Terri- I hesitate to say it’s imposter syndrome. I think it places the blame on us versus society. I grew up performing as a dancer, I was a brand ambassador for a side-hustle. That was a persona. But to be me and say “I wrote this book” that’s revealing myself to the world and it’s hindering me.
Michelle- It’s almost as if you’re walking naked out into the street. Soul-focused and mission-aligned. It’s different sharing something you enjoy eating vs. sharing yourself. When you figure it out-let us know.
Terri- I had a hard time telling my friends and family what I do.
Michelle- When you started doing your work did people even understand what you were doing? I was pretty frustrated for a while, especially with my family.
Terri- You know, that’s a good question. In one sense, yes, nobody knew what I was doing back then. I started freelancing full-time in 2010. There was the problem of explaining what I did and I’m first generation, my family came over from Trinidad. You can be lucky and ask for more.
Michelle- I’m very lucky and so my family doesn’t quite understand what I’m doing. They’ve never put down what I do and for them this is a new thing.
Terri- No one put me down, they just didn’t get it. It’s interesting to navigate. It was a privilege to light your soul or follow your passion.
Michelle- If you were a pf entrepreneur, what’s the one thing you want listeners taking away from this conversation and hearing your story.
Terri- Accept that the people who come before you in this industry may give you advice that works. But, their way isn’t the only way. You can’t always follow everybody else. Did Yahoo pay you if your post got picked up by them?
Michelle- I got salty with someone. They are looking to grow their business, I was like that website paying you $250 posts, and in less than I day they’ve recouped their costs through ad revenue. You need to prioritize clients who pay more. We need to understand how clients make money. A good example is Harry and Meghan. It’s very clear that in certain papers in the UK the clicks per ad revenue does well in the UK. American fans know what you’re doing because we understand the business model.

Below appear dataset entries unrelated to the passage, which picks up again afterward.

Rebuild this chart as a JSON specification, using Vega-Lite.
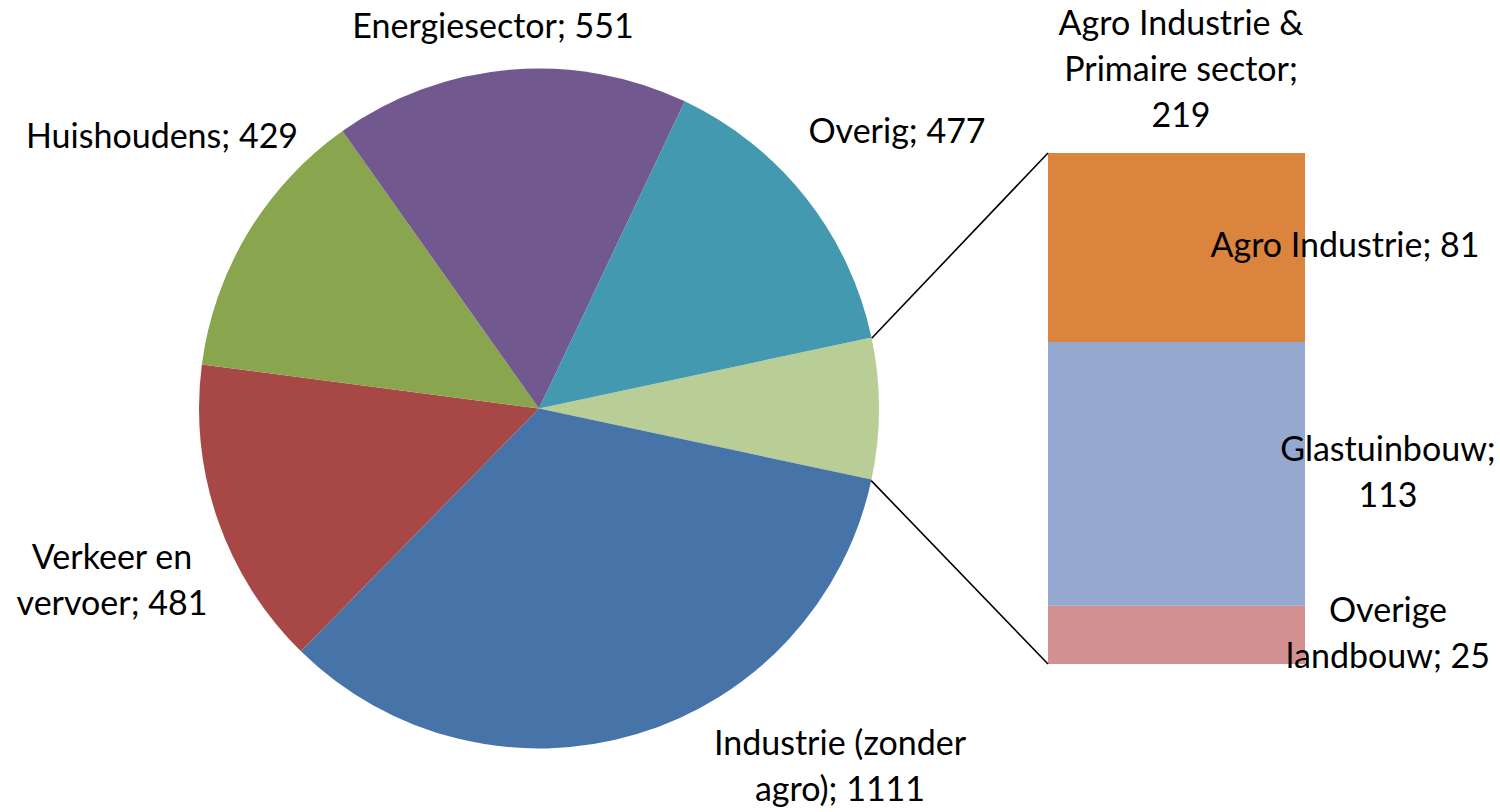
{
  "$schema": "https://vega.github.io/schema/vega-lite/v6.json",
  "width": 1500,
  "height": 812,
  "autosize": {"type": "none"},
  "padding": 0,
  "background": "white",
  "config": {"view": {"stroke": null}, "text": {"font": "Lato", "fontSize": 34, "color": "#000000", "lineBreak": "\n", "lineHeight": 46}},
  "datasets": {
    "pie": [
      {"category": "Agro Industrie & Primaire sector", "value": 219, "ord": 1, "label": "Agro Industrie &\nPrimaire sector;\n219"},
      {"category": "Industrie (zonder agro)", "value": 1111, "ord": 2, "label": "Industrie (zonder\nagro); 1111"},
      {"category": "Verkeer en vervoer", "value": 481, "ord": 3, "label": "Verkeer en\nvervoer; 481"},
      {"category": "Huishoudens", "value": 429, "ord": 4, "label": "Huishoudens; 429"},
      {"category": "Energiesector", "value": 551, "ord": 5, "label": "Energiesector; 551"},
      {"category": "Overig", "value": 477, "ord": 6, "label": "Overig; 477"}
    ],
    "bar": [
      {"category": "Overige landbouw", "value": 25, "ord": 1, "label": "Overige\nlandbouw; 25"},
      {"category": "Glastuinbouw", "value": 113, "ord": 2, "label": "Glastuinbouw;\n113"},
      {"category": "Agro Industrie", "value": 81, "ord": 3, "label": "Agro Industrie; 81"}
    ]
  },
  "layer": [
    {
      "data": {"name": "pie"},
      "mark": {"type": "arc", "outerRadius": 340},
      "encoding": {
        "x": {"datum": 539, "type": "quantitative", "scale": {"domain": [0, 1500], "nice": false, "zero": false}, "axis": null},
        "y": {"datum": 109.5, "type": "quantitative", "scale": {"domain": [-63.43, 284.57], "nice": false, "zero": false}, "axis": null},
        "theta": {"field": "value", "type": "quantitative", "stack": true, "scale": {"range": [1.36026, 7.64345]}},
        "order": {"field": "ord", "type": "quantitative"},
        "color": {
          "field": "category", "type": "nominal", "legend": null,
          "scale": {
            "domain": ["Agro Industrie & Primaire sector", "Industrie (zonder agro)", "Verkeer en vervoer", "Huishoudens", "Energiesector", "Overig", "Overige landbouw", "Glastuinbouw", "Agro Industrie"],
            "range": ["#B9CD96", "#4674A8", "#A84846", "#89A54E", "#71598F", "#4299B0", "#D29190", "#95A9D0", "#DB843D"]
          }
        }
      }
    },
    {
      "data": {"name": "bar"},
      "transform": [{"stack": "value", "groupby": [], "sort": [{"field": "ord", "order": "ascending"}], "as": ["y0", "y1"]}],
      "mark": {"type": "rect"},
      "encoding": {
        "x": {"datum": 1048, "type": "quantitative", "scale": {"domain": [0, 1500], "nice": false, "zero": false}, "axis": null},
        "x2": {"datum": 1305},
        "y": {"field": "y0", "type": "quantitative", "scale": {"domain": [-63.43, 284.57], "nice": false, "zero": false}, "axis": null},
        "y2": {"field": "y1"},
        "color": {"field": "category", "type": "nominal", "legend": null}
      }
    },
    {
      "data": {"values": [{}]},
      "mark": {"type": "rule", "color": "#000000", "strokeWidth": 1.6},
      "encoding": {
        "x": {"datum": 871.7, "type": "quantitative"},
        "y": {"datum": 139.6, "type": "quantitative"},
        "x2": {"datum": 1048},
        "y2": {"datum": 219}
      }
    },
    {
      "data": {"values": [{}]},
      "mark": {"type": "rule", "color": "#000000", "strokeWidth": 1.6},
      "encoding": {
        "x": {"datum": 871.2, "type": "quantitative"},
        "y": {"datum": 78.6, "type": "quantitative"},
        "x2": {"datum": 1048},
        "y2": {"datum": 0}
      }
    },
    {
      "data": {"name": "bar"},
      "transform": [
        {"stack": "value", "groupby": [], "sort": [{"field": "ord", "order": "ascending"}], "as": ["y0", "y1"]},
        {"calculate": "(datum.y0 + datum.y1) / 2", "as": "ymid"},
        {"filter": "datum.category == 'Agro Industrie'"}
      ],
      "mark": {"type": "text", "align": "center", "baseline": "middle"},
      "encoding": {
        "x": {"datum": 1345, "type": "quantitative"},
        "y": {"field": "ymid", "type": "quantitative"},
        "text": {"field": "label"}
      }
    },
    {
      "data": {"name": "bar"},
      "transform": [
        {"stack": "value", "groupby": [], "sort": [{"field": "ord", "order": "ascending"}], "as": ["y0", "y1"]},
        {"calculate": "(datum.y0 + datum.y1) / 2", "as": "ymid"},
        {"filter": "datum.category != 'Agro Industrie'"}
      ],
      "mark": {"type": "text", "align": "center", "baseline": "middle", "dy": -23},
      "encoding": {
        "x": {"datum": 1388, "type": "quantitative"},
        "y": {"field": "ymid", "type": "quantitative"},
        "text": {"field": "label"}
      }
    },
    {
      "data": {"name": "pie"},
      "transform": [{"filter": "datum.category == 'Energiesector'"}],
      "mark": {"type": "text", "align": "center", "baseline": "middle"},
      "encoding": {"x": {"datum": 493, "type": "quantitative"}, "y": {"datum": 272.6, "type": "quantitative"}, "text": {"field": "label"}}
    },
    {
      "data": {"name": "pie"},
      "transform": [{"filter": "datum.category == 'Overig'"}],
      "mark": {"type": "text", "align": "center", "baseline": "middle"},
      "encoding": {"x": {"datum": 897, "type": "quantitative"}, "y": {"datum": 227.6, "type": "quantitative"}, "text": {"field": "label"}}
    },
    {
      "data": {"name": "pie"},
      "transform": [{"filter": "datum.category == 'Huishoudens'"}],
      "mark": {"type": "text", "align": "center", "baseline": "middle"},
      "encoding": {"x": {"datum": 162, "type": "quantitative"}, "y": {"datum": 225.4, "type": "quantitative"}, "text": {"field": "label"}}
    },
    {
      "data": {"name": "pie"},
      "transform": [{"filter": "datum.category == 'Verkeer en vervoer'"}],
      "mark": {"type": "text", "align": "center", "baseline": "middle"},
      "encoding": {"x": {"datum": 112, "type": "quantitative"}, "y": {"datum": 45.0, "type": "quantitative"}, "text": {"field": "label"}}
    },
    {
      "data": {"name": "pie"},
      "transform": [{"filter": "datum.category == 'Industrie (zonder agro)'"}],
      "mark": {"type": "text", "align": "center", "baseline": "middle"},
      "encoding": {"x": {"datum": 840, "type": "quantitative"}, "y": {"datum": -34.7, "type": "quantitative"}, "text": {"field": "label"}}
    },
    {
      "data": {"name": "pie"},
      "transform": [{"filter": "datum.category == 'Agro Industrie & Primaire sector'"}],
      "mark": {"type": "text", "align": "center", "baseline": "middle"},
      "encoding": {"x": {"datum": 1181, "type": "quantitative"}, "y": {"datum": 273.8, "type": "quantitative"}, "text": {"field": "label"}}
    }
  ]
}
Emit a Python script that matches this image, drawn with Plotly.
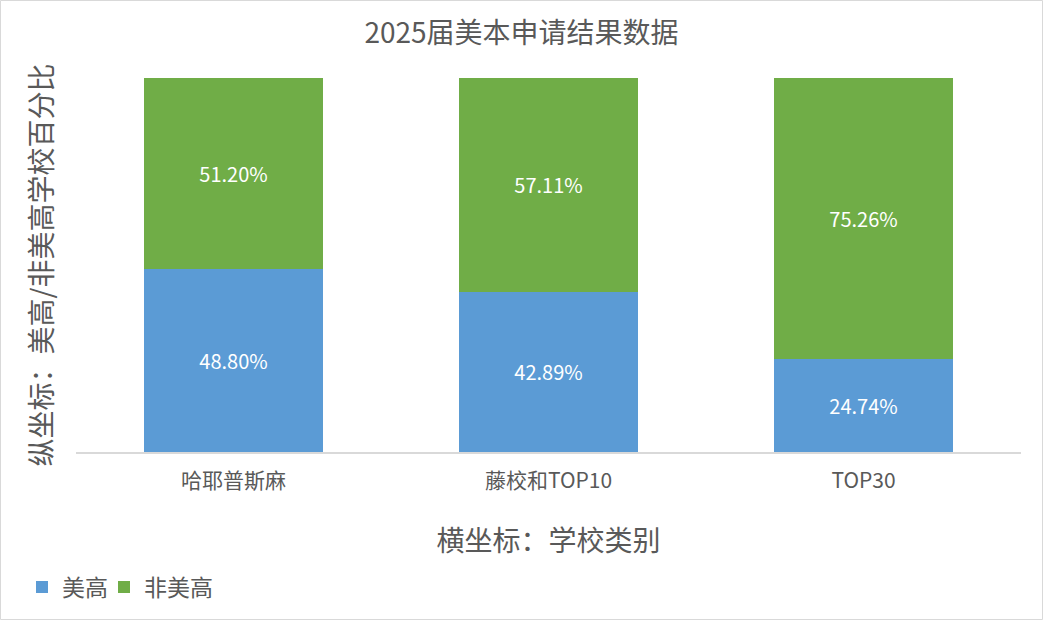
import plotly.graph_objects as go

categories = ["哈耶普斯麻", "藤校和TOP10", "TOP30"]
us_high = [48.80, 42.89, 24.74]
non_us_high = [51.20, 57.11, 75.26]
series_names = ["美高", "非美高"]

W, H = 1043, 620
ml, mr, mt, mb = 76, 22, 78, 168
pw, ph = W - ml - mr, H - mt - mb
font_family = "Noto Sans CJK SC, Noto Sans, sans-serif"
grey = "#595959"

fig = go.Figure()
fig.add_trace(go.Bar(
    x=categories, y=us_high, name=series_names[0], legend="legend",
    marker=dict(color="#5B9BD5", line=dict(width=0)),
    text=[f"{v:.2f}%" for v in us_high], textposition="inside",
    insidetextanchor="middle", textangle=0,
    textfont=dict(color="white", size=20, family=font_family),
))
fig.add_trace(go.Bar(
    x=categories, y=non_us_high, name=series_names[1], legend="legend2",
    marker=dict(color="#70AD47", line=dict(width=0)),
    text=[f"{v:.2f}%" for v in non_us_high], textposition="inside",
    insidetextanchor="middle", textangle=0,
    textfont=dict(color="white", size=20, family=font_family),
))

def px_x(p):
    return (p - ml) / pw

def px_y(p):
    return (H - mb - p) / ph

legend_common = dict(orientation="h", xanchor="left", y=px_y(587),
                     yanchor="middle",
                     font=dict(size=23, color=grey, family=font_family),
                     itemwidth=30, bgcolor="rgba(0,0,0,0)")

fig.update_layout(
    width=W, height=H,
    margin=dict(l=ml, r=mr, t=mt, b=mb, autoexpand=False),
    barmode="stack", bargap=0.43,
    plot_bgcolor="white", paper_bgcolor="white",
    font=dict(family=font_family, color=grey),
    title=dict(text="2025届美本申请结果数据", x=0.5, xanchor="center",
               y=1 - 33 / H, yanchor="middle",
               font=dict(size=28, color=grey, family=font_family)),
    xaxis=dict(
        showgrid=False, showline=True, linecolor="#D9D9D9", linewidth=2,
        ticks="", ticklabelstandoff=9,
        tickfont=dict(size=21, color=grey, family=font_family),
        title=dict(text="横坐标：学校类别", standoff=38,
                   font=dict(size=28, color=grey, family=font_family)),
    ),
    yaxis=dict(
        range=[0, 100], showgrid=False, showticklabels=False, ticks="",
        zeroline=False, showline=False,
        title=dict(text="纵坐标：美高/非美高学校百分比", standoff=14,
                   font=dict(size=28, color=grey, family=font_family)),
    ),
    legend=dict(x=px_x(22), **legend_common),
    legend2=dict(x=px_x(104), **legend_common),
    showlegend=True,
)

fig.add_shape(type="rect", xref="paper", yref="paper",
              x0=px_x(0.5), x1=px_x(W - 0.5), y0=px_y(H - 0.5), y1=px_y(0.5),
              line=dict(color="#D9D9D9", width=1), layer="below")

fig.write_html("out.html", config={"displayModeBar": False},
               post_script="document.body.style.margin='0';document.body.style.overflow='hidden';")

Terri- That’s what hindered my earnings. I didn’t understand the business model and it was a lot more hush-hush at that time. People don’t respect writers. They see it as an art vs. a business. Now, it’s much easier for me to push back on certain things because I’ve established my business. If you’re just starting out it will be harder for you to push back.
Michelle- When people in the PF space are building up our businesses we spend a lot of time on the authority part of our business. That’s important because we do need to validate our experience and our knowledge but there’s a point when it becomes a distraction. There’s a point where you can pivot and focus on earnings. I made this mistake.
Terri -I think that people need to focus on your boundaries and if you don’t have them, people will set them for you. Time, pay-I’m not working on something that takes 60 days to get paid.